As a developer coming from macOS, I was spoiled by the Apple ecosystem. Especially in terms of its documentation: Design best practices (Human Interface Guidelines), development, release processes and programming API's - everything is documented and a lot of examples are provided.

So I was very pleased to find elementary OS does a marvelous job in terms of documentation too. Their documentation really helps getting involved: They provide a developer welcome page, design best practices (Human Interface Guidelines), development and release process documentation and a documentation for programming API's as well. On top of all that, in case you want to contribute to the operating system itself, there is even a Contributor Guide which helps you to get started with this as well.

Final Thoughts

In case you are thinking to switch to elementary OS: Try to give it a fair chance by getting used to the way elementary OS does things. You would not expect macOS to work the same way as Windows, right? Each platform has its own characteristics. Getting acustomed to a new platform takes some time. And if its not for you, that's fine - but it does not make it a bad platform.

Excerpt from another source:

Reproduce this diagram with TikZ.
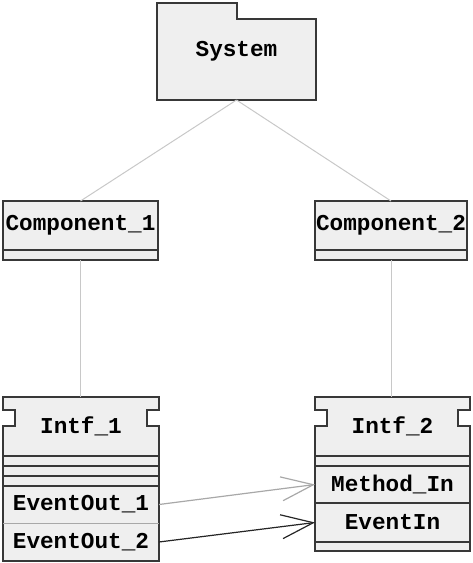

Don't get me wrong: As with any software out there, elementary OS is by no means perfect. There are things which - I think - are still missing or need some annoying workarounds. You'll probably find some quirks yourself as well.

And if that's the case, it would be great to get you involved too! As mentioned before its a lot of fun working with the elementary team and seeing your own contributions released to the world is just awesome! The beautiful side effect: It makes elementary OS better for all of us!